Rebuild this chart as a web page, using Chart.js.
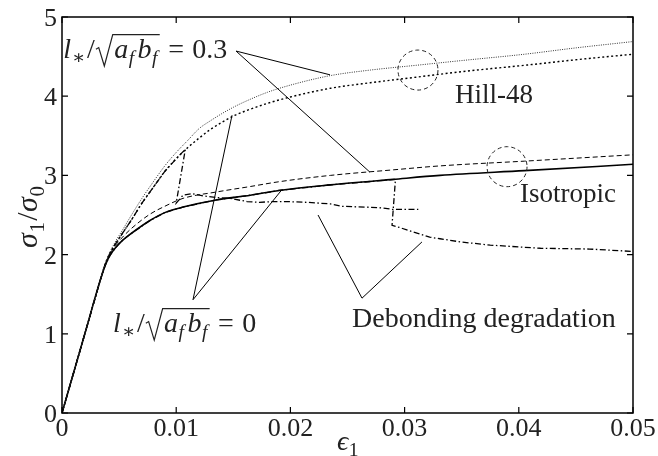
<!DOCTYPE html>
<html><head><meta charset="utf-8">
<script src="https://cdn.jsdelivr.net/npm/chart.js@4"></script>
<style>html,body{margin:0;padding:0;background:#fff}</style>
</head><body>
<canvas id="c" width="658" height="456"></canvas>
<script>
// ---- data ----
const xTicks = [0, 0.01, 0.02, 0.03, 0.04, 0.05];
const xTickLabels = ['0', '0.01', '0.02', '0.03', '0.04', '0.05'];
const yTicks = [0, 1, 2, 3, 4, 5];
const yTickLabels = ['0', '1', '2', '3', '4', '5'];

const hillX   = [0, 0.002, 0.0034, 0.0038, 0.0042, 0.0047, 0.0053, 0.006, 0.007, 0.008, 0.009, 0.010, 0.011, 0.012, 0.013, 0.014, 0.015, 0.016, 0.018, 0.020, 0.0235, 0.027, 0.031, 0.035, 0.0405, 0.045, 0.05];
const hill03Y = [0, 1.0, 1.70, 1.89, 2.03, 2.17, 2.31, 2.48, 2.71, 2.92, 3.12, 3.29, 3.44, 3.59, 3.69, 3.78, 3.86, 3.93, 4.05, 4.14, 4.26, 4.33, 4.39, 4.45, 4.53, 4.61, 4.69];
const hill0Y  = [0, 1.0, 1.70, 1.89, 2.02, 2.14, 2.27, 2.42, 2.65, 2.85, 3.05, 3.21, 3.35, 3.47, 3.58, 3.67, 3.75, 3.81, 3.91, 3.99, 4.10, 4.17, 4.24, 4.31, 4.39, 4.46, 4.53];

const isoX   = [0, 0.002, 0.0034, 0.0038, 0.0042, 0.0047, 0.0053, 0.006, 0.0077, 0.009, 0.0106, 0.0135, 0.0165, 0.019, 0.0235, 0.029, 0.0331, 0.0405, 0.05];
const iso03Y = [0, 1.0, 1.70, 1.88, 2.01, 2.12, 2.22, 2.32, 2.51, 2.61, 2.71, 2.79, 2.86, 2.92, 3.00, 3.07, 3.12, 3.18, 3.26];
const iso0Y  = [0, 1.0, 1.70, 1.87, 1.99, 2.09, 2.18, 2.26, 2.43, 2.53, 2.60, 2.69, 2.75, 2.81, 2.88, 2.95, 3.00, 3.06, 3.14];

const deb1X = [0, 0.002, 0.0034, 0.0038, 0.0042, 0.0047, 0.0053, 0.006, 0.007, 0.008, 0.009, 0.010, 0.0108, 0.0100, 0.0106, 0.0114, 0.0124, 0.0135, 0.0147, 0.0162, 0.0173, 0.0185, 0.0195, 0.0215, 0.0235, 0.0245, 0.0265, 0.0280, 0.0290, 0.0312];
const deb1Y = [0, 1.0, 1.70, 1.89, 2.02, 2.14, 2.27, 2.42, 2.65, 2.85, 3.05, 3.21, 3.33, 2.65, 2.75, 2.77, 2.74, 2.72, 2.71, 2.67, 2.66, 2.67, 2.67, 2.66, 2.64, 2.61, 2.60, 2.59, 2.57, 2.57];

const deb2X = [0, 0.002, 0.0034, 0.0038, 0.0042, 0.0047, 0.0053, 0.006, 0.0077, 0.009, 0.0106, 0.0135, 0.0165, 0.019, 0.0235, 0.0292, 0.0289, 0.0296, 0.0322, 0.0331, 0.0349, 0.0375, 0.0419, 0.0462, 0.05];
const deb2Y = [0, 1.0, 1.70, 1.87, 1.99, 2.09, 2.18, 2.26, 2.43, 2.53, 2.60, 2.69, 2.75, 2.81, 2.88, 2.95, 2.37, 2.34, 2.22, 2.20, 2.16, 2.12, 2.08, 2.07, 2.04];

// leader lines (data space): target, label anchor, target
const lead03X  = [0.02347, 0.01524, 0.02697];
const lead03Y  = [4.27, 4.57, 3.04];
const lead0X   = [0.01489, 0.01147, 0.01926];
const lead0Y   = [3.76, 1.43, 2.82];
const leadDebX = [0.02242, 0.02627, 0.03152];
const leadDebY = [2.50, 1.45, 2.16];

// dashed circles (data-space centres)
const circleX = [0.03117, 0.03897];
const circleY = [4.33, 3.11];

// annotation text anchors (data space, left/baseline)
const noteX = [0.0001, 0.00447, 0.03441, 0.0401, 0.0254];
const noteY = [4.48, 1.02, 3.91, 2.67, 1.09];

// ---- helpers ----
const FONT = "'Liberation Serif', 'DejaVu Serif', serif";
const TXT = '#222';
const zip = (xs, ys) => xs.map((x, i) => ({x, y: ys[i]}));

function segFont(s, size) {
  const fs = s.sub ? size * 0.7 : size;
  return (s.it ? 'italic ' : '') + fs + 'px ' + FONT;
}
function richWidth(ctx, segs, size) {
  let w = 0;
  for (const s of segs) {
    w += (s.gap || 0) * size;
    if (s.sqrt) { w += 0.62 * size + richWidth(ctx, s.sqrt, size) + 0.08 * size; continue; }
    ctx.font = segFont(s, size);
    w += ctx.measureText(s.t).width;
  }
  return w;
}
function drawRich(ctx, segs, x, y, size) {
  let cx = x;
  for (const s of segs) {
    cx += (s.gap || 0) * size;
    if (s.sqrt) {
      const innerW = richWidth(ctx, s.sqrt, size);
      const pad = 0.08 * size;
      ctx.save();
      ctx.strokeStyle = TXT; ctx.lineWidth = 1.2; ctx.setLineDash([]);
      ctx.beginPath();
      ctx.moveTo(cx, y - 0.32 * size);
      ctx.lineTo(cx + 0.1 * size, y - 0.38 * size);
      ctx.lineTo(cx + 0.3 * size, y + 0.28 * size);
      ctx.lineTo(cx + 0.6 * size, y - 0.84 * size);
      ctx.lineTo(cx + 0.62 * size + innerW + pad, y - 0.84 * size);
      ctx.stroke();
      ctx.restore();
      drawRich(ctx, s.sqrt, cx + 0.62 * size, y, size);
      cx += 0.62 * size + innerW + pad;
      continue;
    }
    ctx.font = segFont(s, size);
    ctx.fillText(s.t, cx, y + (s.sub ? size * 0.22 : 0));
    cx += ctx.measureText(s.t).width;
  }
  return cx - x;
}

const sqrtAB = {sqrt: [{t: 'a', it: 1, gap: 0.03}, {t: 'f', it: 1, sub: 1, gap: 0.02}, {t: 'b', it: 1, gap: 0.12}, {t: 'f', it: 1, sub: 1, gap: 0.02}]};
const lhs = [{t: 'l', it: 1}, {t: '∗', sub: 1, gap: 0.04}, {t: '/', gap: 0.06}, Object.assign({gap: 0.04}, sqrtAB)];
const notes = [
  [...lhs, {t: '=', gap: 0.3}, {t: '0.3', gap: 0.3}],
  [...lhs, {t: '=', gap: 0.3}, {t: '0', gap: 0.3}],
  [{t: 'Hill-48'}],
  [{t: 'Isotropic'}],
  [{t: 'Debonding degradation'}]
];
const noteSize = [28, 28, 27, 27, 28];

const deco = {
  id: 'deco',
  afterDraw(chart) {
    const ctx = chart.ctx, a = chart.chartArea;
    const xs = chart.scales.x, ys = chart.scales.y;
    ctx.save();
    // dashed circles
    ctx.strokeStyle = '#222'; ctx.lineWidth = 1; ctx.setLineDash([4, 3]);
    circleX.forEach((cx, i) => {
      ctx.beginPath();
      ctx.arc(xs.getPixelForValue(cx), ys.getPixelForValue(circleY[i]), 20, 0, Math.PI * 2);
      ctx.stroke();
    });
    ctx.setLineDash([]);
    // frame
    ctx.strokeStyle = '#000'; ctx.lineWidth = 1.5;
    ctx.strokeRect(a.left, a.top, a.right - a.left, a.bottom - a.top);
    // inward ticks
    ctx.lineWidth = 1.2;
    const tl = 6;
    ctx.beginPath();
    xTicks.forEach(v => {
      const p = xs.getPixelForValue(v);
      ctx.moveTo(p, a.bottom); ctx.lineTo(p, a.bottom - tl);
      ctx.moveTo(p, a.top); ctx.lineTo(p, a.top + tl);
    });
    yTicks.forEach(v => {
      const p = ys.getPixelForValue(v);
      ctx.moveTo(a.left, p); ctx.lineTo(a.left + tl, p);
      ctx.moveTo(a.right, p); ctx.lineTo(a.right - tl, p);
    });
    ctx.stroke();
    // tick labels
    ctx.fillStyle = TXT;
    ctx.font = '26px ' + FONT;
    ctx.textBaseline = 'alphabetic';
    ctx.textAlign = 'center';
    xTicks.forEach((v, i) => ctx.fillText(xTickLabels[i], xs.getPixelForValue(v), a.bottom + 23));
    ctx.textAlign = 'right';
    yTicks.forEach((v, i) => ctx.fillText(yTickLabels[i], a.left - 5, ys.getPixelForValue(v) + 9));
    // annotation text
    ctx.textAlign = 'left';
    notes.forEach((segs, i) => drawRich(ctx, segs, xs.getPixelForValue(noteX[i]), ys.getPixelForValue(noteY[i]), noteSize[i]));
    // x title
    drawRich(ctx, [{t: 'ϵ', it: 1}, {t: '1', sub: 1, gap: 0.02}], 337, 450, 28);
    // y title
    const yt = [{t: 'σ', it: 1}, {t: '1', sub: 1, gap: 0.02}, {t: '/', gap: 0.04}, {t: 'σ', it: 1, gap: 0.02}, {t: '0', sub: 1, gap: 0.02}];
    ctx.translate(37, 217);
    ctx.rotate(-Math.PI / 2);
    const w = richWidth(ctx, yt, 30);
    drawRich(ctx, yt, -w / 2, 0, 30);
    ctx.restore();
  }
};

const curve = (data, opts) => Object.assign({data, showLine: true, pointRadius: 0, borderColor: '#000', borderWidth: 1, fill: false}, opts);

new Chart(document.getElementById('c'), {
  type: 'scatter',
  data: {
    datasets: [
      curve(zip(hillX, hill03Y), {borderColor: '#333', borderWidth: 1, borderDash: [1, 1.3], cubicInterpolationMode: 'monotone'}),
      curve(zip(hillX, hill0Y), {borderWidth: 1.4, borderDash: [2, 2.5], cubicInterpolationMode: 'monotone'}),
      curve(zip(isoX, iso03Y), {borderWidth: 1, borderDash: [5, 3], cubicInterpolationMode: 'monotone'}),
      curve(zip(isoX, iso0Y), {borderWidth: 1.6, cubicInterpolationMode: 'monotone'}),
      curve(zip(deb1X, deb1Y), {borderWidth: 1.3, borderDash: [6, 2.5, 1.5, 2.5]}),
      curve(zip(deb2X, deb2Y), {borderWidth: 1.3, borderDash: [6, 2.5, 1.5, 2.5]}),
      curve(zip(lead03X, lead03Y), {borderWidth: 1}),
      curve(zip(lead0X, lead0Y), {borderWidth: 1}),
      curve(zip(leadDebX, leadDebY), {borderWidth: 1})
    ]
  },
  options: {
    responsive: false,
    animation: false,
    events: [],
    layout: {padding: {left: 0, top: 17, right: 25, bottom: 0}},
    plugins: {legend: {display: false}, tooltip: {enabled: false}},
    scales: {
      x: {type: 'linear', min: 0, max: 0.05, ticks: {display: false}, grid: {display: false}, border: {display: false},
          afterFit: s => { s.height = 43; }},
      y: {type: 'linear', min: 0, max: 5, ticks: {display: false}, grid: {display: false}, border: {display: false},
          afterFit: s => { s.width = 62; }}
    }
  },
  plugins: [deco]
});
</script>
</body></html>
==================================================
# EXERCISE REQUIREMENTS:
Leave out the pictures, then repeat the listing above exactly from its first line to the line with "4.39, 4.46, 4.53];", inclusive.

# WORKED SOLUTION:
Rebuild this chart as a web page, using Chart.js.
<!DOCTYPE html>
<html><head><meta charset="utf-8">
<script src="https://cdn.jsdelivr.net/npm/chart.js@4"></script>
<style>html,body{margin:0;padding:0;background:#fff}</style>
</head><body>
<canvas id="c" width="658" height="456"></canvas>
<script>
// ---- data ----
const xTicks = [0, 0.01, 0.02, 0.03, 0.04, 0.05];
const xTickLabels = ['0', '0.01', '0.02', '0.03', '0.04', '0.05'];
const yTicks = [0, 1, 2, 3, 4, 5];
const yTickLabels = ['0', '1', '2', '3', '4', '5'];

const hillX   = [0, 0.002, 0.0034, 0.0038, 0.0042, 0.0047, 0.0053, 0.006, 0.007, 0.008, 0.009, 0.010, 0.011, 0.012, 0.013, 0.014, 0.015, 0.016, 0.018, 0.020, 0.0235, 0.027, 0.031, 0.035, 0.0405, 0.045, 0.05];
const hill03Y = [0, 1.0, 1.70, 1.89, 2.03, 2.17, 2.31, 2.48, 2.71, 2.92, 3.12, 3.29, 3.44, 3.59, 3.69, 3.78, 3.86, 3.93, 4.05, 4.14, 4.26, 4.33, 4.39, 4.45, 4.53, 4.61, 4.69];
const hill0Y  = [0, 1.0, 1.70, 1.89, 2.02, 2.14, 2.27, 2.42, 2.65, 2.85, 3.05, 3.21, 3.35, 3.47, 3.58, 3.67, 3.75, 3.81, 3.91, 3.99, 4.10, 4.17, 4.24, 4.31, 4.39, 4.46, 4.53];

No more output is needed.